Comparison of person-centred and cumulative risk approaches in explaining the relationship between adverse childhood experiences and behavioural and emotional problems

Hales, George, Debowska, Agata, Rowe, Richard, Boduszek, Daniel and Levita, Liat (2023) Comparison of person-centred and cumulative risk approaches in explaining the relationship between adverse childhood experiences and behavioural and emotional problems. ISSN 0886-2605

Abstract

Adverse childhood experiences (ACEs) commonly co-occur, and researchers often estimate their impact using a cumulative risk approach. The person-centred approach offers another approach to operationalise the co-occurrence of ACEs. This study aims to estimate latent classes of ACEs in a sample of UK children, examine their relationship with emotional and behavioural problems, and compare the explanatory value of the latent classes to cumulative risk scores. Data were collected among a general population sample of British 10-year-old children extracted from the UK Household Longitudinal Study (N = 601). Seven items characterised ACEs, comprising parent-report physical discipline, emotional abuse, supervisory neglect, maternal psychological distress, and child-report parental educational disinterest, bullying victimisation, and adverse neighbourhood.
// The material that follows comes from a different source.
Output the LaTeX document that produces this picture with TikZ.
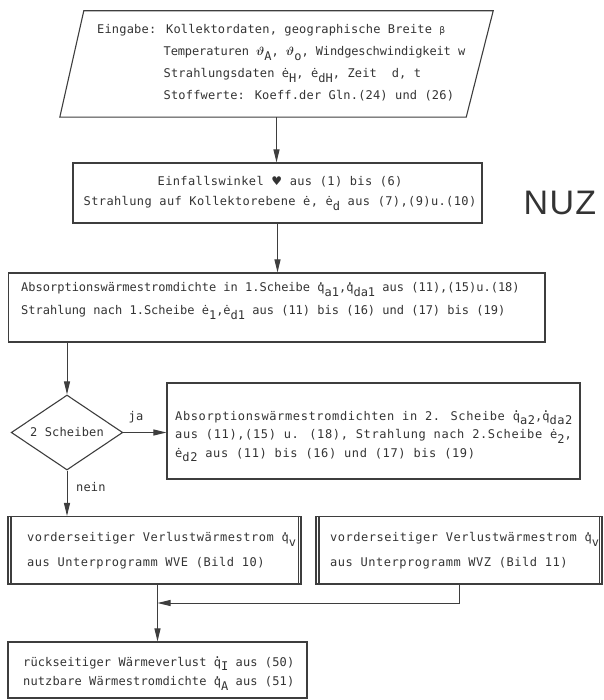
\documentclass[tikz,border=0pt]{standalone}
\usepackage{fontspec}
\usetikzlibrary{arrows.meta,shapes.geometric}
\newfontfamily\tw{DejaVu Sans Mono}
\newfontfamily\djs{DejaVu Sans}
\newfontfamily\nuzfont{Liberation Sans}
\definecolor{ink}{HTML}{333333}
\definecolor{lin}{HTML}{3e3e3e}
\newcommand\twset[2]{\tw\fontsize{12}{#1}\selectfont\addfontfeature{LetterSpace=#2}}
\newcommand\sbs[1]{\raisebox{-0.4em}{#1}}
\newcommand\qd{\rlap{\raisebox{0.6em}{.}}q}
\newcommand\thv{{\boldmath$\vartheta$}}
\begin{document}
\begin{tikzpicture}[x=1pt,y=-1pt,
  ln/.style={draw=lin, line width=1.1pt},
  box/.style={ln, rectangle, inner sep=0pt},
  arr/.style={draw=lin, line width=1pt, -{Triangle[length=13pt,width=6pt]}},
  txt/.style={inner sep=0pt, align=left, text=ink, anchor=base west},
  lbl/.style={inner sep=0pt, text=ink, font={\twset{14}{1.5}}}]
\useasboundingbox (0,0) rectangle (603,700);

% boxes
\node[rectangle, inner sep=0pt, minimum width=433pt, minimum height=106pt] (in) at (276.5,64) {};
\draw[ln] ([xshift=24pt]in.north west) -- (in.north east) -- ([xshift=-27pt]in.south east) -- (in.south west) -- cycle;
\node[box, minimum width=409pt, minimum height=60pt] (b2) at (277.5,193) {};
\node[box, minimum width=536.5pt, minimum height=69pt] (b3) at (276.75,307.5) {};
\node[diamond, ln, aspect=1.49, minimum width=111.5pt, minimum height=75pt, inner sep=0pt,
      text=ink, font={\twset{14}{1.5}}] (dia) at (67,432.5) {2 Scheiben};
\node[box, minimum width=413pt, minimum height=96pt] (b4) at (373.5,431) {};
\node[box, minimum width=293pt, minimum height=67.5pt] (b5) at (154.5,550.25) {};
\node[box, minimum width=286pt, minimum height=67.5pt] (b6) at (459,550.25) {};
\node[box, minimum width=299pt, minimum height=56pt] (b7) at (157.5,670) {};
\foreach \b in {b5,b6}{
  \draw[ln] ([xshift=3.5pt]\b.north west) -- ([xshift=3.5pt]\b.south west);
  \draw[ln] ([xshift=-3.5pt]\b.north east) -- ([xshift=-3.5pt]\b.south east);
}

% texts (anchor = baseline of the last line)
\node[txt, font={\twset{22}{1.5}}] (t1) at (97,100) {Eingabe: Kollektordaten, geographische Breite \scalebox{0.75}{β}\\
\hphantom{Eingabe:~}{\addfontfeature{LetterSpace=-1}Temperaturen \thv\sbs{A}, \thv\sbs{o}, Windgeschwindigkeit w}\\
\hphantom{Eingabe:~}Strahlungsdaten ė\sbs{H}, ė\sbs{dH}, Zeit~~d, t\\
\hphantom{Eingabe:~}Stoffwerte: Koeff.der Gln.(24) und (26)};
\node[txt, align=center, anchor=base, font={\twset{20}{3.2}}] (t2) at (280,205.5) {Einfallswinkel {\djs ♥} aus (1) bis (6)\\
Strahlung auf Kollektorebene ė, ė\sbs{d} aus (7),(9)u.(10)};
\node[txt, font={\twset{23}{0}}] (t3) at (21,314.5) {Absorptionswärmestromdichte in 1.Scheibe \qd\sbs{a1},\qd\sbs{da1} aus (11),(15)u.(18)\\
Strahlung nach 1.Scheibe ė\sbs{1},ė\sbs{d1} aus (11) bis (16) und (17) bis (19)};
\node[txt, font={\twset{18.5}{5.2}}] (t4) at (175,457) {Absorptionswärmestromdichten in 2. Scheibe \qd\sbs{a2},\qd\sbs{da2}\\
aus (11),(15) u. (18), Strahlung nach 2.Scheibe ė\sbs{2},\\
ė\sbs{d2} aus (11) bis (16) und (17) bis (19)};
\node[txt, font={\twset{25}{4.3}}] (t5) at (27,566.5) {vorderseitiger Verlustwärmestrom \qd\sbs{v}\\
aus Unterprogramm WVE (Bild 10)};
\node[txt, font={\twset{25}{4.3}}] (t6) at (330,566.5) {vorderseitiger Verlustwärmestrom \qd\sbs{v}\\
aus Unterprogramm WVZ (Bild 11)};
\node[txt, font={\twset{19.5}{1}}] (t7) at (23,685.5) {rückseitiger Wärmeverlust \qd\sbs{I} aus (50)\\
nutzbare Wärmestromdichte \qd\sbs{A} aus (51)};
\node[inner sep=0pt, text=ink, font={\nuzfont\fontsize{34}{40}\selectfont\addfontfeature{LetterSpace=4}}] (nuz) at (560,203) {NUZ};

% connectors
\coordinate (m) at (157.5,603);
\draw[arr] (in.south) -- (in.south |- b2.north);
\draw[arr] (b2.south) -- (b2.south |- b3.north);
\draw[arr] (dia.north |- b3.south) -- (dia.north);
\draw[arr] (dia.east) -- (dia.east -| b4.west);
\draw[arr] (dia.south) -- (dia.south |- b5.north);
\draw[arr] (m |- b5.south) -- (b7.north);
\draw[arr] (b6.south) |- (m);
\node[lbl] (ja) at (136,417) {ja};
\node[lbl, anchor=west] (nein) at (76,487) {nein};
\end{tikzpicture}
\end{document}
Outcome measures were derived from the self-report Strengths and Difficulties Questionnaire including total difficulties, emotional symptoms, conduct problems, hyperactivity, peer problems, and prosocial behaviour. Latent class analysis resulted in a 3-class solution: low ACEs, household challenges, community challenges. Compared to the other classes, the community challenges class scored substantially worse on total difficulties, emotional symptoms, and peer subscales. The cumulative risk score was associated with all outcomes except prosocial behaviour. Cumulative risk models accounted for a larger proportion of variance compared with the latent class models, except for peer problems which the person-centred model explained better. This study confirms that ACEs are associated with impairment in child functioning, and that both person-centred and cumulative risk approaches can capture this relationship well. Specifically, the person-centred approach demonstrated how co-occurring risks factors in the community challenges class produced particularly poor internalising outcomes.